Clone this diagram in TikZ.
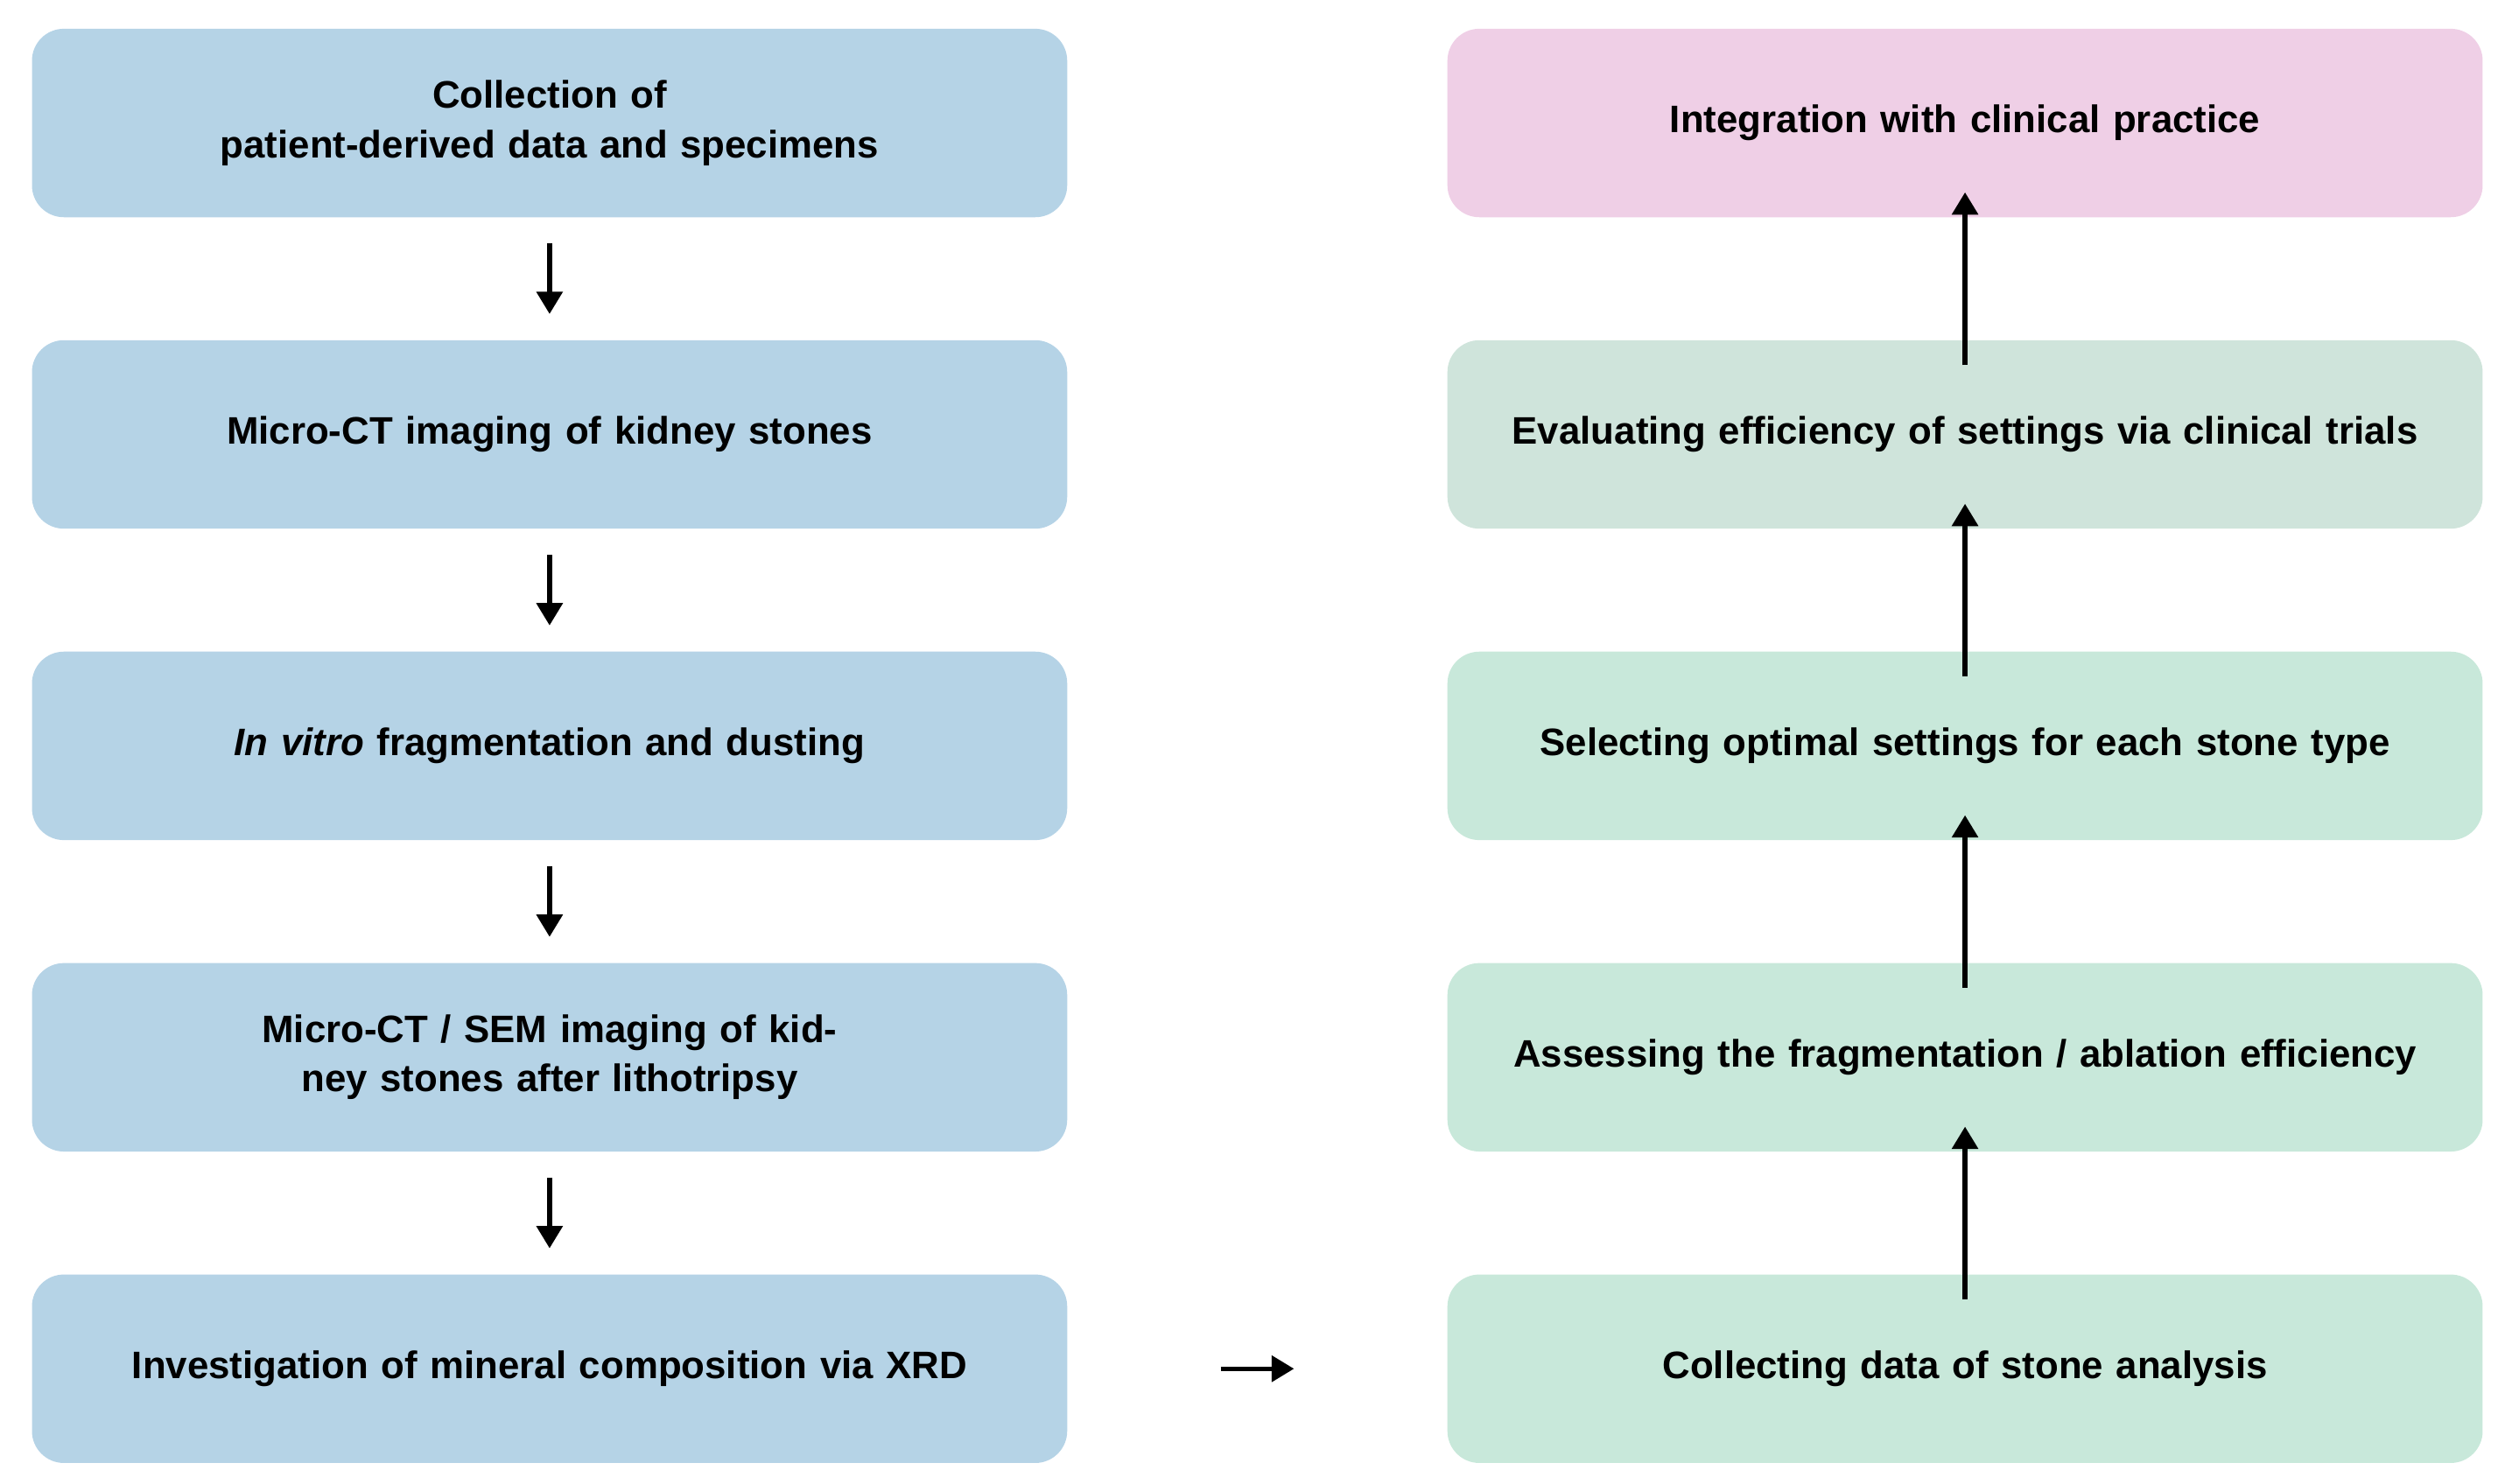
---
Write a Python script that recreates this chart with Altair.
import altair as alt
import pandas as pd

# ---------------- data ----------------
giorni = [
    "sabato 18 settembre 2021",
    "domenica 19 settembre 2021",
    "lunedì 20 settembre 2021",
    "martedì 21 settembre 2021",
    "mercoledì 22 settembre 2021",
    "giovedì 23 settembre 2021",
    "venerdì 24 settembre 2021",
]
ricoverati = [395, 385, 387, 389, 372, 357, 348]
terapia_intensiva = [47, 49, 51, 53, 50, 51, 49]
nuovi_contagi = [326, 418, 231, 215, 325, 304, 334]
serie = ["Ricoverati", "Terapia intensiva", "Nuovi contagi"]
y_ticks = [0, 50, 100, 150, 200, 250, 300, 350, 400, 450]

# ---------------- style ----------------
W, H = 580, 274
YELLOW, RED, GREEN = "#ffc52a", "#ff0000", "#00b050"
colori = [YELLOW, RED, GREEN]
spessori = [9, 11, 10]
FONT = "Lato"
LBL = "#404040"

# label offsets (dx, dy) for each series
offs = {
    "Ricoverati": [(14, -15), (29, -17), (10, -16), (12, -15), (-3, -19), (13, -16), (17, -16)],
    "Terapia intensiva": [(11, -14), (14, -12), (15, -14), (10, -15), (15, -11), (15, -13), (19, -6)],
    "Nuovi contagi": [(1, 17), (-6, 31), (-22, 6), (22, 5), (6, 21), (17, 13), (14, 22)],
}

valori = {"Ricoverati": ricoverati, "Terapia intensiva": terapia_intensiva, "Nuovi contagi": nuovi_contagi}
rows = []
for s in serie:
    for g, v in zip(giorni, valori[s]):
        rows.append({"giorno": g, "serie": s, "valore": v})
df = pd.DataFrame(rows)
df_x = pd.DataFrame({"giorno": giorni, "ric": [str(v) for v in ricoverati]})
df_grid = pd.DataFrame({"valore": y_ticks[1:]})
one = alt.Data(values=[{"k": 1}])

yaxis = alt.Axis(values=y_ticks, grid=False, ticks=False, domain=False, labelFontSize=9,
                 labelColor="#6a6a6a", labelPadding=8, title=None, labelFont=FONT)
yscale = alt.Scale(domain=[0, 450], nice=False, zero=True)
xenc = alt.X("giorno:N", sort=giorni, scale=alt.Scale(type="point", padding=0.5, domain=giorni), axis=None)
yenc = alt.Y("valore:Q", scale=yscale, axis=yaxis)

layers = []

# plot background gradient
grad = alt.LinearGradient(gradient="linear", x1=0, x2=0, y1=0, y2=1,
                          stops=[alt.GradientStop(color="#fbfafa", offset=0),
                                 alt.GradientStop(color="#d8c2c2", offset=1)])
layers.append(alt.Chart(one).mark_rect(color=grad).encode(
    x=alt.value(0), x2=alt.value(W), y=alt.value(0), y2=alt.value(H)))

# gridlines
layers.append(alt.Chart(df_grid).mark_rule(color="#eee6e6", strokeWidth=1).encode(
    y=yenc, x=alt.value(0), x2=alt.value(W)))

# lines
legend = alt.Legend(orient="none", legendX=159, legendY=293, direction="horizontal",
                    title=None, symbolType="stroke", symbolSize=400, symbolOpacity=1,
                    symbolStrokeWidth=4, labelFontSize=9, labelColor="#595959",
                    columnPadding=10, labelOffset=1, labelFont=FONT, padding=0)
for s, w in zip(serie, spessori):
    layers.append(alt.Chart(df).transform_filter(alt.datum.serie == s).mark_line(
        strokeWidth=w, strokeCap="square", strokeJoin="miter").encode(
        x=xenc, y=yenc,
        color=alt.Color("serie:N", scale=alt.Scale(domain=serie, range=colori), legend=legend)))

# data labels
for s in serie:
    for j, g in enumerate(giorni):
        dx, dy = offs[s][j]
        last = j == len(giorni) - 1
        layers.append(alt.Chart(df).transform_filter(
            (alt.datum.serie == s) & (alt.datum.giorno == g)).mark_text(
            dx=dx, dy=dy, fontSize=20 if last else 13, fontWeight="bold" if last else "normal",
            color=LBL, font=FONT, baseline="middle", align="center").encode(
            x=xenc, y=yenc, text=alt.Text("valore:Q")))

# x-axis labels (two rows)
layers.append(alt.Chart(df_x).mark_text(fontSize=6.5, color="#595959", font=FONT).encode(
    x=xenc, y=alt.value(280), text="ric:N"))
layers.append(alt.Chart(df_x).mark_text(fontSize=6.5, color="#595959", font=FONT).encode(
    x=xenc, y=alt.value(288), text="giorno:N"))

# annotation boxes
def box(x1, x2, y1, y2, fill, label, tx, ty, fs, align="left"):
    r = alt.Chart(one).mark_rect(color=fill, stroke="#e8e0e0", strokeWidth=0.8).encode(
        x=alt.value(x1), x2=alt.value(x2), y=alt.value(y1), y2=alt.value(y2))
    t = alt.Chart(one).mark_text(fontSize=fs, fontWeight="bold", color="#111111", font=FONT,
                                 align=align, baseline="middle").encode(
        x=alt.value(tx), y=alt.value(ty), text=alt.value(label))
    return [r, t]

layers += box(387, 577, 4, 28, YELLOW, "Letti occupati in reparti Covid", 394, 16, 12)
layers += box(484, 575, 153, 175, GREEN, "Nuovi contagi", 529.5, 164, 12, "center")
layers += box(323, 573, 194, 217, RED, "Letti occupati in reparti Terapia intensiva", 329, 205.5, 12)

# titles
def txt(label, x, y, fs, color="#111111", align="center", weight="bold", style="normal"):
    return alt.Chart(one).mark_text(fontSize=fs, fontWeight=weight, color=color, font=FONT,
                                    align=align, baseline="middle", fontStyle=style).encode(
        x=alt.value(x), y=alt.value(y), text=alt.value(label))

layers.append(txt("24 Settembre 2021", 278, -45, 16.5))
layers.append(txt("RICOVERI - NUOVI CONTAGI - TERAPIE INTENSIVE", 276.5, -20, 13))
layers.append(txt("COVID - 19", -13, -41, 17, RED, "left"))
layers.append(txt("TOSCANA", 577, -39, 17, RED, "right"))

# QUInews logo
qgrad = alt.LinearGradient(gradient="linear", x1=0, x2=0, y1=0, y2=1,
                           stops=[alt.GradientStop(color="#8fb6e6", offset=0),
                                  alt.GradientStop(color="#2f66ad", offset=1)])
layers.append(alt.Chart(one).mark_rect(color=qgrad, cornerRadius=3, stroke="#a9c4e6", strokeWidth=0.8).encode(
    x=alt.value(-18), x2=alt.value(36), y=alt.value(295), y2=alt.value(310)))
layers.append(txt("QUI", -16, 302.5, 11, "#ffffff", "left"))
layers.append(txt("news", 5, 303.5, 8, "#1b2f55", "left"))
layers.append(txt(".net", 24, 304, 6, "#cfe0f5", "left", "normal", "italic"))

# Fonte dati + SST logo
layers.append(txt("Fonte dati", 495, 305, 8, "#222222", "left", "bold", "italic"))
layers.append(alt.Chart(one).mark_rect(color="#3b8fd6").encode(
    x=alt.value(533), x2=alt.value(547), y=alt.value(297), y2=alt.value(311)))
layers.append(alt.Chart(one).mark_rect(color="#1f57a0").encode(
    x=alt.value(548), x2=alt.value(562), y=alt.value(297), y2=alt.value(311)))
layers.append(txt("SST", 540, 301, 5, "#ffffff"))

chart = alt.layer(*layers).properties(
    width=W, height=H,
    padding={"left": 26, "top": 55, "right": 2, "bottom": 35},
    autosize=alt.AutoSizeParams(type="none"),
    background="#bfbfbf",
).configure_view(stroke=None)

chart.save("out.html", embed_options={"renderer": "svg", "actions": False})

Short exercise
Exactly repeat the lines from the line with "Write a Python" to the line with "layers = []", including both, and output nothing else.

Exercise response
Write a Python script that recreates this chart with Altair.
import altair as alt
import pandas as pd

# ---------------- data ----------------
giorni = [
    "sabato 18 settembre 2021",
    "domenica 19 settembre 2021",
    "lunedì 20 settembre 2021",
    "martedì 21 settembre 2021",
    "mercoledì 22 settembre 2021",
    "giovedì 23 settembre 2021",
    "venerdì 24 settembre 2021",
]
ricoverati = [395, 385, 387, 389, 372, 357, 348]
terapia_intensiva = [47, 49, 51, 53, 50, 51, 49]
nuovi_contagi = [326, 418, 231, 215, 325, 304, 334]
serie = ["Ricoverati", "Terapia intensiva", "Nuovi contagi"]
y_ticks = [0, 50, 100, 150, 200, 250, 300, 350, 400, 450]

# ---------------- style ----------------
W, H = 580, 274
YELLOW, RED, GREEN = "#ffc52a", "#ff0000", "#00b050"
colori = [YELLOW, RED, GREEN]
spessori = [9, 11, 10]
FONT = "Lato"
LBL = "#404040"

# label offsets (dx, dy) for each series
offs = {
    "Ricoverati": [(14, -15), (29, -17), (10, -16), (12, -15), (-3, -19), (13, -16), (17, -16)],
    "Terapia intensiva": [(11, -14), (14, -12), (15, -14), (10, -15), (15, -11), (15, -13), (19, -6)],
    "Nuovi contagi": [(1, 17), (-6, 31), (-22, 6), (22, 5), (6, 21), (17, 13), (14, 22)],
}

valori = {"Ricoverati": ricoverati, "Terapia intensiva": terapia_intensiva, "Nuovi contagi": nuovi_contagi}
rows = []
for s in serie:
    for g, v in zip(giorni, valori[s]):
        rows.append({"giorno": g, "serie": s, "valore": v})
df = pd.DataFrame(rows)
df_x = pd.DataFrame({"giorno": giorni, "ric": [str(v) for v in ricoverati]})
df_grid = pd.DataFrame({"valore": y_ticks[1:]})
one = alt.Data(values=[{"k": 1}])

yaxis = alt.Axis(values=y_ticks, grid=False, ticks=False, domain=False, labelFontSize=9,
                 labelColor="#6a6a6a", labelPadding=8, title=None, labelFont=FONT)
yscale = alt.Scale(domain=[0, 450], nice=False, zero=True)
xenc = alt.X("giorno:N", sort=giorni, scale=alt.Scale(type="point", padding=0.5, domain=giorni), axis=None)
yenc = alt.Y("valore:Q", scale=yscale, axis=yaxis)

layers = []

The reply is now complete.